Enigma's data model captures the relationships that connect these core entities, such as:

  • Brand-to-Location: Which brands operate at which locations.
  • Brand-to-Legal Entity: Which legal entities own or manage a brand.
  • Location-to-Legal Entity: Which legal entities are responsible for specific operating locations.
  • Person-to-Legal Entity: Which individuals are officers, owners, or registered agents of a legal entity.
  • Person-to-Brand / Person-to-Location: Which individuals hold roles at specific brands or operating locations.

The Complex Nature of Businesses

Businesses often include:

  • Multiple Legal Entities: A company may establish separate legal entities for different locations or functions.
  • Multiple Brands: Corporations like Gap Inc. operate distinct brands like Old Navy and Banana Republic.
  • Affiliated Brands: Dealers (e.g., Curry Honda) or co-locations (e.g., Sephora at JCPenney).
  • Franchises: Independent operators under a shared brand, such as McDonald's franchisees.
  • Agents and Professionals: Individuals operating under umbrella brands (e.g., "James Lavelle, State Farm Agent").
  • Medical Providers: Patients often seek specific doctors who work within practices owned by larger health systems, blending individual and institutional branding.
  • Persons as Brands: In services like hairstyling or therapy, individuals are the brand.
  • Legal Entities as Brands: Some businesses use their legal name as their brand.

Data Sources

Enigma's data is built on four primary source types that together power ground truth business identity.

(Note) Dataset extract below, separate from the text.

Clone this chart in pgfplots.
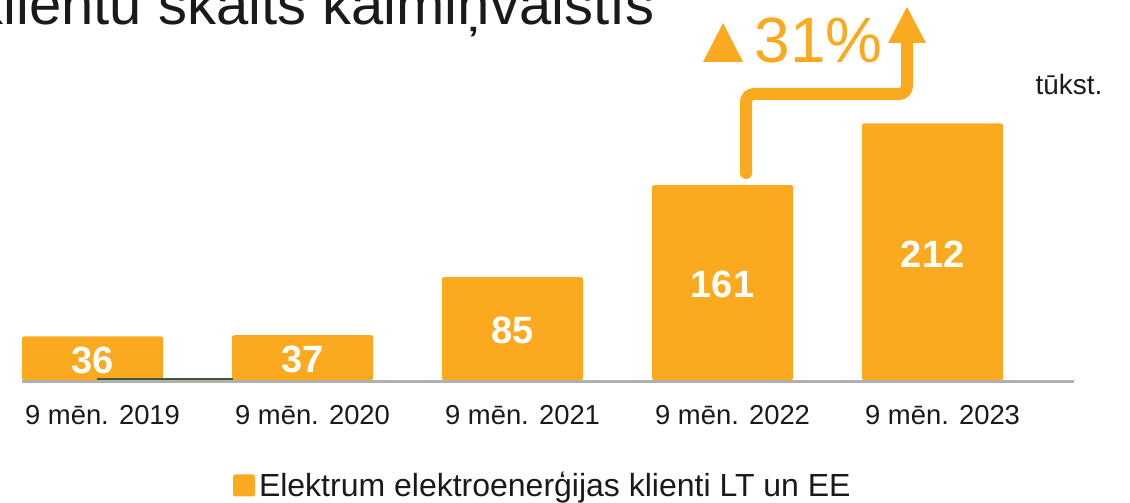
\documentclass[border=0pt]{standalone}
\usepackage{fontspec}
\setmainfont{Liberation Sans}
\usepackage{pgfplots}
\pgfplotsset{compat=1.18}
\definecolor{barorange}{RGB}{251,169,30}
\definecolor{basegray}{RGB}{176,176,176}
\definecolor{txt}{RGB}{26,26,26}
\definecolor{darkline}{RGB}{60,90,60}

\begin{document}
\begin{tikzpicture}
% 1 reference pixel = 0.5pt; picture is 565pt x 251.5pt
\useasboundingbox (0pt,0pt) rectangle (565pt,251.5pt);
\clip (0pt,0pt) rectangle (565pt,251.5pt);
\node[anchor=base east, inner sep=0, text=txt, font=\fontsize{29}{34}\selectfont]
  at (327.5pt,239pt) {klientu skaits kaimiņvalstīs};
\begin{axis}[
  at={(11pt,60.75pt)}, anchor=south west,
  x=105pt, y=0.605pt,
  xmin=-0.336, xmax=4.674, ymin=-1.24, ymax=250,
  ybar, bar width=70.5pt, bar shift=0pt,
  axis x line=bottom, axis y line=none,
  x axis line style={basegray, line width=1.6pt, -},
  xtick={0,1,2,3,4},
  xticklabels={9 mēn. 2019, 9 mēn. 2020, 9 mēn. 2021, 9 mēn. 2022, 9 mēn. 2023},
  xtick style={draw=none},
  major tick length=0pt,
  xticklabel style={anchor=base, yshift=-21.5pt, xshift=5pt, text=txt,
                    font=\fontsize{13.7}{16}\selectfont},
  ytick=\empty,
  clip=false,
  nodes near coords,
  visualization depends on={rawy \as \rawy},
  nodes near coords style={anchor=center, yshift={-0.3025pt*\rawy-1pt}, text=white,
                           font=\fontsize{19}{22}\selectfont\bfseries},
  /pgf/number format/assume math mode=true,
  legend style={at={(0.496,-0.342)}, anchor=center, draw=none, fill=none,
                font=\fontsize{16}{18}\selectfont, text=txt},
]
\addplot[fill=barorange, draw=none, rounded corners=1pt,
  legend image code/.code={\fill[barorange, rounded corners=0.8pt] (-1.5pt,-5.5pt) rectangle (9.5pt,5.5pt);}]
  coordinates {(0,36) (1,37) (2,85) (3,161) (4,212)};
\legend{Elektrum elektroenerģijas klienti LT un EE}
\end{axis}
% thin stray rule on the base line
\draw[darkline, line width=0.6pt] (48.5pt,62pt) -- (116.5pt,62pt);
% growth arrow and label
\draw[barorange, line width=6pt, line cap=round, rounded corners=4pt]
  (373pt,165pt) -- (373pt,204.5pt) -- (453.5pt,204.5pt) -- (453.5pt,231pt);
\fill[barorange] (444pt,230pt) -- (463pt,230pt) -- (453.5pt,248pt) -- cycle;
\fill[barorange] (351.5pt,220.5pt) -- (371.5pt,220.5pt) -- (361.5pt,240pt) -- cycle;
\node[anchor=base, inner sep=0, text=barorange, font=\fontsize{32}{38}\selectfont]
  at (409.25pt,220pt) {31\%};
\node[anchor=base, inner sep=0, text=txt, font=\fontsize{14}{17}\selectfont]
  at (534.5pt,204pt) {tūkst.};
\end{tikzpicture}
\end{document}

Government sources form the authoritative foundation. Corporate registrations, Secretary of State filings, franchise disclosures, and professional licenses establish the legal identity map of U.S. businesses. Because every record originates from a government body, provenance is clear — making this layer essential for KYB, compliance, and due diligence workflows.

Online sources capture the operational reality of a business — websites, directories, review platforms, and social profiles. This data is inherently dynamic and often reflects changes in hours, location, or status before they appear in any official filing. That makes online sources a critical early-signal layer, keeping entity profiles current between government record updates.

Third-party providers extend coverage with targeted insights such as enriched firmographics and contact information. Rather than treated as ground truth, third-party data is weighted and reconciled against other sources to extend attribute breadth without compromising data integrity.

Card panel data is sourced from a consortium of issuer banks aggregating actual card transaction data at the merchant level. This delivers real revenue trends, transaction volumes, customer counts, and growth rates derived from what businesses actually earn — across 750M+ credit and debit cards in the U.S.


Data Quality

Enigma validates data quality continuously against labeled ground truth data. Key precision benchmarks:

AreaMetric
Entity linking — brands to legal entities95% precision
Entity linking — brands to operating locations94% of brands have complete location links
Industry classification — NAICS code assignments98% precision
Location data — operating location status and addresses95% precision
Card revenue estimates — within ±30% of actual values67% of brands

For a detailed walkthrough of Enigma's data quality methodology, see the Enigma Data Quality whitepaper. For card revenue accuracy specifics, see Understanding Card Revenue Data.


Data Delivery

The output of Enigma's data pipeline is available through three delivery channels:

  • Bulk file delivery — for customers who want to work with the full dataset. Files are delivered in CSV or Parquet format to the Enigma Console, your S3 bucket, or an SFTP server. Best for list generation, market analysis, and offline enrichment workflows.
  • Enigma API — for real-time query and enrichment use cases. The GraphQL API lets you search and retrieve entity data programmatically, record by record, and integrate it directly into your applications or underwriting workflows. See the GraphQL API guide.
  • Agentic workflows — for automated decisioning and orchestration. Enigma's MCP server exposes entity data as tools that AI agents can call directly, enabling natural language queries and automated enrichment pipelines. See the AI & MCP integrations guide.